▸ **SUPPLIED INFORMATION**
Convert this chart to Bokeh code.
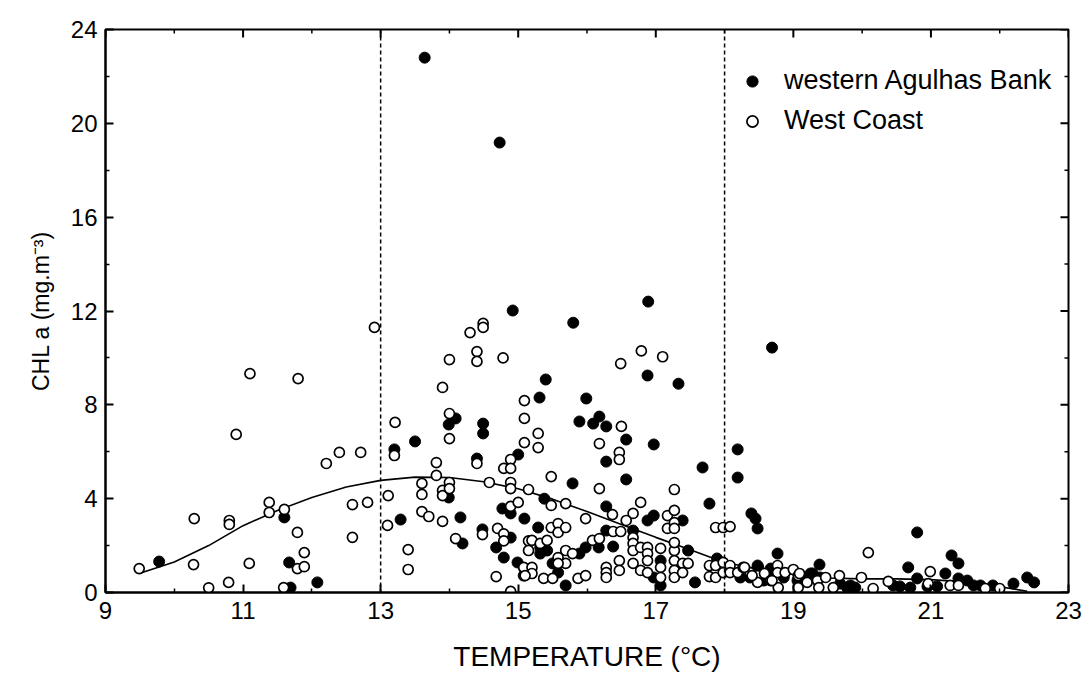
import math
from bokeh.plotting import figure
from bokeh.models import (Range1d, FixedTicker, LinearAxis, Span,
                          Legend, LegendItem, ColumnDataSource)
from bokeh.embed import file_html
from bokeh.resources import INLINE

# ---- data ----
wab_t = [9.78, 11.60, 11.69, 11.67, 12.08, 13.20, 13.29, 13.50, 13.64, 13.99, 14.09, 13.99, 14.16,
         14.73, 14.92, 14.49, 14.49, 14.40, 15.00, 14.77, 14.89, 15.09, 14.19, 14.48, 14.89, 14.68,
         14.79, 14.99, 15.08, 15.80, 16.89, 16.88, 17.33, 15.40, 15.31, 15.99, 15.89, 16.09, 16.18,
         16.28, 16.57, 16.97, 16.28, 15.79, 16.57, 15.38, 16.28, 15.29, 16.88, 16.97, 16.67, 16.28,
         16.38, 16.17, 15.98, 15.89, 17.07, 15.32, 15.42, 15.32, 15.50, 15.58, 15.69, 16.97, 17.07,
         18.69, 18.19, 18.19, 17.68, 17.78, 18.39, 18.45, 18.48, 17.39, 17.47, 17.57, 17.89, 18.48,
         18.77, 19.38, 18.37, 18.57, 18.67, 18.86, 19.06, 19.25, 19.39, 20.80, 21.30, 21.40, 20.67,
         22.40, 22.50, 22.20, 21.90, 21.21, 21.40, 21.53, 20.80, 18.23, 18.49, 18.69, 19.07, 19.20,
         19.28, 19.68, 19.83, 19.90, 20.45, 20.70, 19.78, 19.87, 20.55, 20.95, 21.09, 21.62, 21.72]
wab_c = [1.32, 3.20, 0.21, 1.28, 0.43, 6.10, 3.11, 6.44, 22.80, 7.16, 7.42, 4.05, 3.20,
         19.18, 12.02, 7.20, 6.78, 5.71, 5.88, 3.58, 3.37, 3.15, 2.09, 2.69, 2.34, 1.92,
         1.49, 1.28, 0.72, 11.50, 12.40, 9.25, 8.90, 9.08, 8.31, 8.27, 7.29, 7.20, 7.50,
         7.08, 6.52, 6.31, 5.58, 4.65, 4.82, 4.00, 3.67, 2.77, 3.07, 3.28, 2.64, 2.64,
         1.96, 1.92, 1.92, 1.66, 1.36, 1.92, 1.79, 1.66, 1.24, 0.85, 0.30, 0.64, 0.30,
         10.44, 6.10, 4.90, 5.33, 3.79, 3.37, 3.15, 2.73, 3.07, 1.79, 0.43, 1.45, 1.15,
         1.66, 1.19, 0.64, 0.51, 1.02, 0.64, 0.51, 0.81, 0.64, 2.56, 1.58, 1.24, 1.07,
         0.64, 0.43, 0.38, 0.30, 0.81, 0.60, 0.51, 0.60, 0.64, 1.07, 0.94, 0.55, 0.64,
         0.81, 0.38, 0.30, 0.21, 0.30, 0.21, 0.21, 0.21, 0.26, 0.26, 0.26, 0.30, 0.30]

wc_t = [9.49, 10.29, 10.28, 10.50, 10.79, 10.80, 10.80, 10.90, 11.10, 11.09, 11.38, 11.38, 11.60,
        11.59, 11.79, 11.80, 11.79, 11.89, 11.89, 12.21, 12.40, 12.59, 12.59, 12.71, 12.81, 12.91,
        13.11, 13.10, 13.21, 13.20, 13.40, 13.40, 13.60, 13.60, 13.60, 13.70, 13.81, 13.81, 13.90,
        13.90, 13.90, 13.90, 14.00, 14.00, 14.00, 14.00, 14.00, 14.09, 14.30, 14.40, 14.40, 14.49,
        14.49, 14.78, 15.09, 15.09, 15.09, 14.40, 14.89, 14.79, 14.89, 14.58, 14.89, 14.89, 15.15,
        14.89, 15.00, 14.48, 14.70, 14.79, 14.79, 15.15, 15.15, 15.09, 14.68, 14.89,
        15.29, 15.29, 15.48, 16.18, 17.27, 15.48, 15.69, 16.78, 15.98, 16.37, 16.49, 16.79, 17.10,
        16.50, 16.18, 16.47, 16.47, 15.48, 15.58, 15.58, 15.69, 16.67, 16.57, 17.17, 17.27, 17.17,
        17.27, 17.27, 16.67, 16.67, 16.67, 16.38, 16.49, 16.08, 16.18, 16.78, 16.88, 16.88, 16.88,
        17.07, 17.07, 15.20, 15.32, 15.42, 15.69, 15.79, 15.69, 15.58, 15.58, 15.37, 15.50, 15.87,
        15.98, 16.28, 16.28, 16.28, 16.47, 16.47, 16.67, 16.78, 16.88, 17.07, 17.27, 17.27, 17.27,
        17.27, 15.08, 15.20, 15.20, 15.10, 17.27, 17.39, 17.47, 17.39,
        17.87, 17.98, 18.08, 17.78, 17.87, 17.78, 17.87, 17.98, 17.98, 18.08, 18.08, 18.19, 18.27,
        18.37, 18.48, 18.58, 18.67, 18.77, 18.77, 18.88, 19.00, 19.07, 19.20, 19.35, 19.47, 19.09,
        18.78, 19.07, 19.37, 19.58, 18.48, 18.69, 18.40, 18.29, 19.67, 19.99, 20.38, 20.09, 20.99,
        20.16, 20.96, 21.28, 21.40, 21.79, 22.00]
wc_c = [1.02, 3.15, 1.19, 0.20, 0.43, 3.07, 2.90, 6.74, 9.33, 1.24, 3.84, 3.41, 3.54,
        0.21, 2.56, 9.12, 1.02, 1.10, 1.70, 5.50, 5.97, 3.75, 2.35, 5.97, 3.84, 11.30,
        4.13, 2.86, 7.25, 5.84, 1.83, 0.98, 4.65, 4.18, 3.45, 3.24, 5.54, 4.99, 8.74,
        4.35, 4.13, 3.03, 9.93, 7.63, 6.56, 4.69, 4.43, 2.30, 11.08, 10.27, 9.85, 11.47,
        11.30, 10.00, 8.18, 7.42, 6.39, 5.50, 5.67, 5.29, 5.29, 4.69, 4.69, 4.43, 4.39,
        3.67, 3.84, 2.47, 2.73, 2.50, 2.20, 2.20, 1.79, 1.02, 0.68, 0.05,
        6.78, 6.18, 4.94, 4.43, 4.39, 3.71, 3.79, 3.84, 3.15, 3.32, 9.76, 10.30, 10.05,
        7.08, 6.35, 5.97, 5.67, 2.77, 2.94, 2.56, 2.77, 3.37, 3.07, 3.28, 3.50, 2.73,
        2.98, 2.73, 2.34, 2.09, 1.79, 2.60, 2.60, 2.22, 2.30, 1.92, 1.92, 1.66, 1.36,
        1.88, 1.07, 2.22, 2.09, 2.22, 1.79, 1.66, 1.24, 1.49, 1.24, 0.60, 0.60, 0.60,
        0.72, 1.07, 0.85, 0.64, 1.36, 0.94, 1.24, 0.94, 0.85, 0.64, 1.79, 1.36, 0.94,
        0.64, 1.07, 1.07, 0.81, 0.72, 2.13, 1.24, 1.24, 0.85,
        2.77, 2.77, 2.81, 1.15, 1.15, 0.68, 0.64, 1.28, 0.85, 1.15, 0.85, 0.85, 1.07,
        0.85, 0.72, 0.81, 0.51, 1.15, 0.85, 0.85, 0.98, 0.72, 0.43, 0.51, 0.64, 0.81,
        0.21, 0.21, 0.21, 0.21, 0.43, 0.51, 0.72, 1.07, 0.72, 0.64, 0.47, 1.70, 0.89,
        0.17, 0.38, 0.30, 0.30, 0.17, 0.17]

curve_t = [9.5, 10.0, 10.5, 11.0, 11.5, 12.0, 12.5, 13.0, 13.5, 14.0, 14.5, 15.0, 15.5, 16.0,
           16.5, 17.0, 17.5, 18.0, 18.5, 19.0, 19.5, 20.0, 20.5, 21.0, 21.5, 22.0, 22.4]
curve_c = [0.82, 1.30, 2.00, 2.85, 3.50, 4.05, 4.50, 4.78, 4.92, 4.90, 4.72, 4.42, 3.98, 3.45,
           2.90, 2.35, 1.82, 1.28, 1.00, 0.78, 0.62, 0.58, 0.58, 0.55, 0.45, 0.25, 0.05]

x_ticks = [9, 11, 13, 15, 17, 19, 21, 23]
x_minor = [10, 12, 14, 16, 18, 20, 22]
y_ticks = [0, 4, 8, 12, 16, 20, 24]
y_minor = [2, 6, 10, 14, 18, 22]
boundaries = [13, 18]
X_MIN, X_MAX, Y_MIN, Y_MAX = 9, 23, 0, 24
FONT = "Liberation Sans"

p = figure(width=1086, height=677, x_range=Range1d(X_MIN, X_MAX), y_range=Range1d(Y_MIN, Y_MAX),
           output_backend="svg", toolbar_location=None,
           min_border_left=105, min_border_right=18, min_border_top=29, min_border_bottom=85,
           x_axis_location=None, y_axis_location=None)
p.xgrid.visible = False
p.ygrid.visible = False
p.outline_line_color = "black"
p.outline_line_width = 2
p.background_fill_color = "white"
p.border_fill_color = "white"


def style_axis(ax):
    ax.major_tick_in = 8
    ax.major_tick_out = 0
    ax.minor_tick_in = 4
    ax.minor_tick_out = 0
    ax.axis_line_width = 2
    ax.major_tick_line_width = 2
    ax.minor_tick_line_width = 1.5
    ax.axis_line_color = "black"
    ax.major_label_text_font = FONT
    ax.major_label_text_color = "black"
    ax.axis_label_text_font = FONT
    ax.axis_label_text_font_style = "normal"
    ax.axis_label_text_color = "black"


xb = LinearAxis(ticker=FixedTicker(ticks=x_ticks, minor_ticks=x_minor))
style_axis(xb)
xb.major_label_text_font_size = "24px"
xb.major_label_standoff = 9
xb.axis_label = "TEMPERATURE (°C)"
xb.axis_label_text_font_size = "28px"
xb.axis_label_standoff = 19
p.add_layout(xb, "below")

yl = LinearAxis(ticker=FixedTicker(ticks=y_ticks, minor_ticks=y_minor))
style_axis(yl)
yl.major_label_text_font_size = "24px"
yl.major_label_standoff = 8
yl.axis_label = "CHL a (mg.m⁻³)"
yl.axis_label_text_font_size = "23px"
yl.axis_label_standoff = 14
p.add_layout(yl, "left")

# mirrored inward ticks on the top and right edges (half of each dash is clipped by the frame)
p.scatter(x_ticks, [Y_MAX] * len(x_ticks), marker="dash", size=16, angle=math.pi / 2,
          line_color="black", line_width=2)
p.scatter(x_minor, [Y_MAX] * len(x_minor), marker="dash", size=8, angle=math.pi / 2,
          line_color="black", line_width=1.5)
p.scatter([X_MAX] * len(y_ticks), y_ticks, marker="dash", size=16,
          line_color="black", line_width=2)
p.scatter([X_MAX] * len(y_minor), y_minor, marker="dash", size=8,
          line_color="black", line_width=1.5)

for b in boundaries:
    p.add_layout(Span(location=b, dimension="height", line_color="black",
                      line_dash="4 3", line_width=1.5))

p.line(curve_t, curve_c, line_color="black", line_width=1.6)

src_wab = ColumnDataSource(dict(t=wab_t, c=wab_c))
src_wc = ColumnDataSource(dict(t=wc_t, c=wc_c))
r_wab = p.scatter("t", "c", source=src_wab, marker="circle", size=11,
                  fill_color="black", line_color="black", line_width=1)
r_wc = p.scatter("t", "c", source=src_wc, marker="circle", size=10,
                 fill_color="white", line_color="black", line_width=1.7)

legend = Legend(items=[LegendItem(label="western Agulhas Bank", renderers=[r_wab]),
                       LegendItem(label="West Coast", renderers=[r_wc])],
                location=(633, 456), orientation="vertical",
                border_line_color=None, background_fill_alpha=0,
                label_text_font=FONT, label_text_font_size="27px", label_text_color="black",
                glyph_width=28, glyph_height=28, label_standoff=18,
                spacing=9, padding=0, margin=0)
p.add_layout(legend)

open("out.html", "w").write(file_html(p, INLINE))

▸ **TASK TO CARRY OUT**
Please restate the material above line by line, exactly, beginning at its first line and ending with the line that contains "from bokeh.resources import INLINE", without any pictures.

▸ **EXERCISE RESPONSE**
Convert this chart to Bokeh code.
import math
from bokeh.plotting import figure
from bokeh.models import (Range1d, FixedTicker, LinearAxis, Span,
                          Legend, LegendItem, ColumnDataSource)
from bokeh.embed import file_html
from bokeh.resources import INLINE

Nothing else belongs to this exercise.